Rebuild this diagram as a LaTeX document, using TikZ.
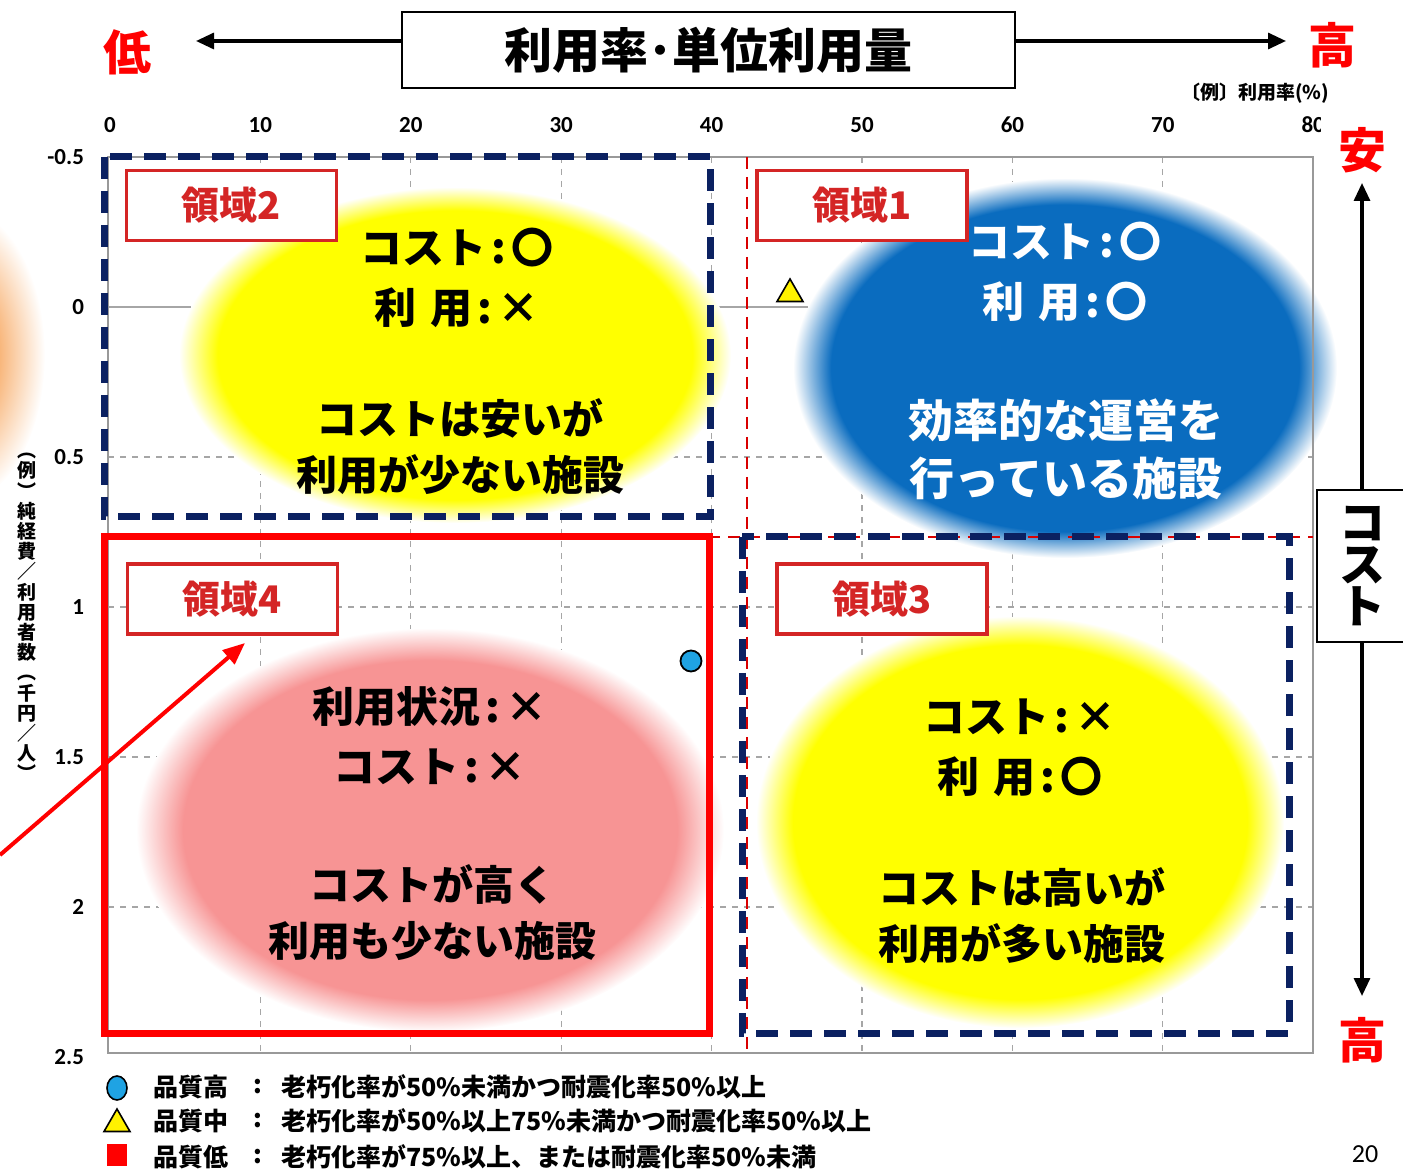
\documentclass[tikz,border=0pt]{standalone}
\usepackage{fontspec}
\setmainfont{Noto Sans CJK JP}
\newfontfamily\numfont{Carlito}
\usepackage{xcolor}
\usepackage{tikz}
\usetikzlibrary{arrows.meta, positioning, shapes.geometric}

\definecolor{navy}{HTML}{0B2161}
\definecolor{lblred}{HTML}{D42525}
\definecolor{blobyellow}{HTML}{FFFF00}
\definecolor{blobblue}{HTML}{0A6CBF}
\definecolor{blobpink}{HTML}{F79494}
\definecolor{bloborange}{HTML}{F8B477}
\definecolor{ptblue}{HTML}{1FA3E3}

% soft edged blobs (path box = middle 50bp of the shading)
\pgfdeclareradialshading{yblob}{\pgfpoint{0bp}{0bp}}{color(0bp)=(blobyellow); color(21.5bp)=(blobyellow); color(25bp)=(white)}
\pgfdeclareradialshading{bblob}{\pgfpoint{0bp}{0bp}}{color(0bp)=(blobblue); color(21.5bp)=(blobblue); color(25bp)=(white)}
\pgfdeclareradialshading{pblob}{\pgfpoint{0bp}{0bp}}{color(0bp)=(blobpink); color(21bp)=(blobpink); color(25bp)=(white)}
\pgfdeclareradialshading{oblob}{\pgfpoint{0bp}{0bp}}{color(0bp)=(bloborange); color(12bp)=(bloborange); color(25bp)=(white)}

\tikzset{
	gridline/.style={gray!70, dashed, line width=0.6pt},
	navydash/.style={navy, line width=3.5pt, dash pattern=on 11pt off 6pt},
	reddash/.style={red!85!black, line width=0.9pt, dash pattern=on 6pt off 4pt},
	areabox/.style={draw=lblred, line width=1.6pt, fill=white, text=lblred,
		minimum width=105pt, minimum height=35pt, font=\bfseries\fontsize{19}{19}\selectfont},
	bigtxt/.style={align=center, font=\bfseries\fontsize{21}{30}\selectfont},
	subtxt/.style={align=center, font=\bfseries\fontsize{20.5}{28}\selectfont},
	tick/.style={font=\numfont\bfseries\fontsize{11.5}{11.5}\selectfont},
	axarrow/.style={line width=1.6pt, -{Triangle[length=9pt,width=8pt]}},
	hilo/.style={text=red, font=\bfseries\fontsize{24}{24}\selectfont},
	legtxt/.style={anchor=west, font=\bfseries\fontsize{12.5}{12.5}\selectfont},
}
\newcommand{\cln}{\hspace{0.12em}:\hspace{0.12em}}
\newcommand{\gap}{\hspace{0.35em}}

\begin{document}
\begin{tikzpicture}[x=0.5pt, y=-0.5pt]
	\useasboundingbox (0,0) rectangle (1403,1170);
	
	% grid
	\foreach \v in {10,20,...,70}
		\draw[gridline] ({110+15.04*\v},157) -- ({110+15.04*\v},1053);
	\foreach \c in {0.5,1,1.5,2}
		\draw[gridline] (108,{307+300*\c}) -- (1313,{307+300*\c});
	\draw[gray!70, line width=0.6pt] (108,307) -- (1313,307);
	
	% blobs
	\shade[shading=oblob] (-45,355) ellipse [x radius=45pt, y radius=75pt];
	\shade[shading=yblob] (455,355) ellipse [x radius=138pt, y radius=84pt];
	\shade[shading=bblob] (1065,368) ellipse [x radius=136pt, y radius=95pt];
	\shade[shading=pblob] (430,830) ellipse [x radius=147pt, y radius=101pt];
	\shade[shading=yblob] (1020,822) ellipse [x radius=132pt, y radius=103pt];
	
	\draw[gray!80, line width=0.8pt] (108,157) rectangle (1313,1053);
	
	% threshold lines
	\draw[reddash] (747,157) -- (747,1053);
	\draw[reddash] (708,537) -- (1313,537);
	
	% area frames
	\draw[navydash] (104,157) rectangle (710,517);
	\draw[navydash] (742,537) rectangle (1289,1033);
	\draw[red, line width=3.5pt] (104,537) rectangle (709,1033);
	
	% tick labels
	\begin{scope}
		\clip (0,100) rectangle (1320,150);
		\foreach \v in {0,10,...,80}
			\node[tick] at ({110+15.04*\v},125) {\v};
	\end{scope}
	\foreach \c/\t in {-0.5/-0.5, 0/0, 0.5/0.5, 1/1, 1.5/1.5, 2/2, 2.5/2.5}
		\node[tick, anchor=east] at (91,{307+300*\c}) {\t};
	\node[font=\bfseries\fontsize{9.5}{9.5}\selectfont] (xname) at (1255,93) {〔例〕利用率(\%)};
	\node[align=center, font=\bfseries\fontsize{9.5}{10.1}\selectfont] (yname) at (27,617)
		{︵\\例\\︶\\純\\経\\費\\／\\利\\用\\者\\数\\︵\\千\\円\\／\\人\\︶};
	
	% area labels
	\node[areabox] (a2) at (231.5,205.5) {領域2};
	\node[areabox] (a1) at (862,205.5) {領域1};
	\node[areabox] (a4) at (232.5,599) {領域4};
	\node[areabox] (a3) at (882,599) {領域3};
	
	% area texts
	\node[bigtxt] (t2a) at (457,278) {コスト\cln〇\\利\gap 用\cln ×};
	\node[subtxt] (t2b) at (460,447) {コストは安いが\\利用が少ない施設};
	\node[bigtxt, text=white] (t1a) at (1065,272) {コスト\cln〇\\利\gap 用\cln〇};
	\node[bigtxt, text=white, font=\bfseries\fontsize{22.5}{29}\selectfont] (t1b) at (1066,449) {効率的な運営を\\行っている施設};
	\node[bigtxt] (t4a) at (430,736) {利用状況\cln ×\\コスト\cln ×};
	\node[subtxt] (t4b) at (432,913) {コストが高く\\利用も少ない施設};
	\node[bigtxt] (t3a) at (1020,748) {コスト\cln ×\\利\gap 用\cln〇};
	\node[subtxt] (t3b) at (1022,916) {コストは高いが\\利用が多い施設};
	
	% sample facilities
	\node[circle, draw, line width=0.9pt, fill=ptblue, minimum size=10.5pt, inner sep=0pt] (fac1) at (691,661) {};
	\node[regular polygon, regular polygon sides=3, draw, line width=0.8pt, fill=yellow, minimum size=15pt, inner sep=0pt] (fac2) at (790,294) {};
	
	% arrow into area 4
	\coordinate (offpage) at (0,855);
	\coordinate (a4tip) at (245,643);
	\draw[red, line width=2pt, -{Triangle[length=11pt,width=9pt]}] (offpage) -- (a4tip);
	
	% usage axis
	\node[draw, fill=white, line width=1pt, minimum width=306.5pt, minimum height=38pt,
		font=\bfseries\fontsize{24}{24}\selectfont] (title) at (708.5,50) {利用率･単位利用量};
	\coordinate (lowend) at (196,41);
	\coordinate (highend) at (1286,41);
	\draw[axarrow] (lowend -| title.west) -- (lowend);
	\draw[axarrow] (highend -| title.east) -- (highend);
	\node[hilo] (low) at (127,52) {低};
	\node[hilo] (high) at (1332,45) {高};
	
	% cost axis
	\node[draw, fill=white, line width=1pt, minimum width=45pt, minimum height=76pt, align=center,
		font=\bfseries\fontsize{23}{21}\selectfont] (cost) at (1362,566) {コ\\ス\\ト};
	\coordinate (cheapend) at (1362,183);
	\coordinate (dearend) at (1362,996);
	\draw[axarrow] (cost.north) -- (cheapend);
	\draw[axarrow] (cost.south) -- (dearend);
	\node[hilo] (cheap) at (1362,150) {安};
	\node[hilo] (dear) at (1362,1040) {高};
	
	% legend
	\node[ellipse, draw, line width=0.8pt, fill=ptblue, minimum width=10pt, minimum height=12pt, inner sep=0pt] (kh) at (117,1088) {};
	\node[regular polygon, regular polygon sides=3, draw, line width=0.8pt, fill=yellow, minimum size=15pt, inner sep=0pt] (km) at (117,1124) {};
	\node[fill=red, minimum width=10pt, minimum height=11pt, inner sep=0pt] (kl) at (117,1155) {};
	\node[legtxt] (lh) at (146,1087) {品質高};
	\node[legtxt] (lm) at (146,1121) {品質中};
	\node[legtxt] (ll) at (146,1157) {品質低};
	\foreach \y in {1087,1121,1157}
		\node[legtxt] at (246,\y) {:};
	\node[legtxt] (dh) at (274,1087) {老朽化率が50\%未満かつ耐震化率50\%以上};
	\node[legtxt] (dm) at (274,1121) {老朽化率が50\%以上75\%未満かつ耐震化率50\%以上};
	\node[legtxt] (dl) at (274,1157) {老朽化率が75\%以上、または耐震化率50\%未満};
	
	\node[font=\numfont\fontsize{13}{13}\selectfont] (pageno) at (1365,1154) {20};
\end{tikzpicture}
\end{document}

++++++++++

### Directions for this task:
Without any pictures, reproduce the lines from the first one in the material through the line that has "(0,0) rectangle (1403,1170);", exactly as they appear.

### Answer to this task:
Rebuild this diagram as a LaTeX document, using TikZ.
\documentclass[tikz,border=0pt]{standalone}
\usepackage{fontspec}
\setmainfont{Noto Sans CJK JP}
\newfontfamily\numfont{Carlito}
\usepackage{xcolor}
\usepackage{tikz}
\usetikzlibrary{arrows.meta, positioning, shapes.geometric}

\definecolor{navy}{HTML}{0B2161}
\definecolor{lblred}{HTML}{D42525}
\definecolor{blobyellow}{HTML}{FFFF00}
\definecolor{blobblue}{HTML}{0A6CBF}
\definecolor{blobpink}{HTML}{F79494}
\definecolor{bloborange}{HTML}{F8B477}
\definecolor{ptblue}{HTML}{1FA3E3}

% soft edged blobs (path box = middle 50bp of the shading)
\pgfdeclareradialshading{yblob}{\pgfpoint{0bp}{0bp}}{color(0bp)=(blobyellow); color(21.5bp)=(blobyellow); color(25bp)=(white)}
\pgfdeclareradialshading{bblob}{\pgfpoint{0bp}{0bp}}{color(0bp)=(blobblue); color(21.5bp)=(blobblue); color(25bp)=(white)}
\pgfdeclareradialshading{pblob}{\pgfpoint{0bp}{0bp}}{color(0bp)=(blobpink); color(21bp)=(blobpink); color(25bp)=(white)}
\pgfdeclareradialshading{oblob}{\pgfpoint{0bp}{0bp}}{color(0bp)=(bloborange); color(12bp)=(bloborange); color(25bp)=(white)}

\tikzset{
	gridline/.style={gray!70, dashed, line width=0.6pt},
	navydash/.style={navy, line width=3.5pt, dash pattern=on 11pt off 6pt},
	reddash/.style={red!85!black, line width=0.9pt, dash pattern=on 6pt off 4pt},
	areabox/.style={draw=lblred, line width=1.6pt, fill=white, text=lblred,
		minimum width=105pt, minimum height=35pt, font=\bfseries\fontsize{19}{19}\selectfont},
	bigtxt/.style={align=center, font=\bfseries\fontsize{21}{30}\selectfont},
	subtxt/.style={align=center, font=\bfseries\fontsize{20.5}{28}\selectfont},
	tick/.style={font=\numfont\bfseries\fontsize{11.5}{11.5}\selectfont},
	axarrow/.style={line width=1.6pt, -{Triangle[length=9pt,width=8pt]}},
	hilo/.style={text=red, font=\bfseries\fontsize{24}{24}\selectfont},
	legtxt/.style={anchor=west, font=\bfseries\fontsize{12.5}{12.5}\selectfont},
}
\newcommand{\cln}{\hspace{0.12em}:\hspace{0.12em}}
\newcommand{\gap}{\hspace{0.35em}}

\begin{document}
\begin{tikzpicture}[x=0.5pt, y=-0.5pt]
	\useasboundingbox (0,0) rectangle (1403,1170);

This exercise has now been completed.